I am a Ph.D. student at the HKU-MMLab, the University of Hong Kong, supervised by Prof. Xihui Liu. I received my B.Eng. degree at the Department of Automation, Tsinghua University.
My current research focuses on Generative models and Multimodal AI for Computer Vision. More specifically, I am looking into the development of visual tokenizers for better modeling of visual signals for generative AI models.
🔥 News
- 2025.04: 🎉🎉 Proud to release GigaTok, the first work that successfully scales visual tokenizers to 3B parameters!
- 2024.10: 🎉🎉 (LVD-2M: A Long-take Video Dataset with Temporally Dense Captions)[https://silentview.github.io/LVD-2M/] (NeurIPS 2024, D&B track) is released!
📝 Publications

GigaTok: Scaling Visual Tokenizers to 3 Billion Parameters for Autoregressive Image Generation
Tianwei Xiong, Jun Hao Liew, Zilong Huang, Jiashi Feng, Xihui Liu
- We propose solutions for reconstruction vs. generation delimma for scaling tokenziers.
- GigaTok is the first work that successfully scales visual tokenizers to 3B parameters!
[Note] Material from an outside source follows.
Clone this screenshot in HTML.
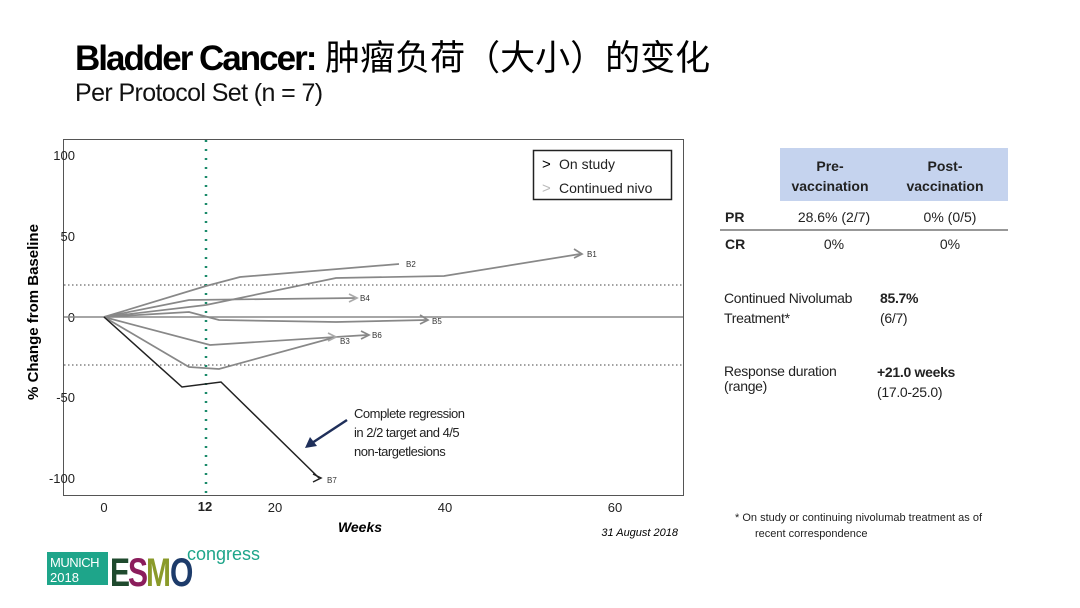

LVD-2M: A Long-take Video Dataset with Temporally Dense Captions
Tianwei Xiong*, Yuqing Wang*, Daquan Zhou, Zhijie Lin, Jiashi Feng, Xihui Liu
- We pay special attention to long-take videos without cuts.
- We propose a data pipeline for filtering high-quality long-take videos and the temporally dense captioning of the videos.

Editing Massive Concepts in Text-to-Image Diffusion Models
Tianwei Xiong*, Yue Wu*, Enze Xie, Yue Wu, Zhenguo Li, Xihui Liu
- EMCID can edit massive concepts in text-to-image diffusion models, with limited costs and minimal negative effects on the performances.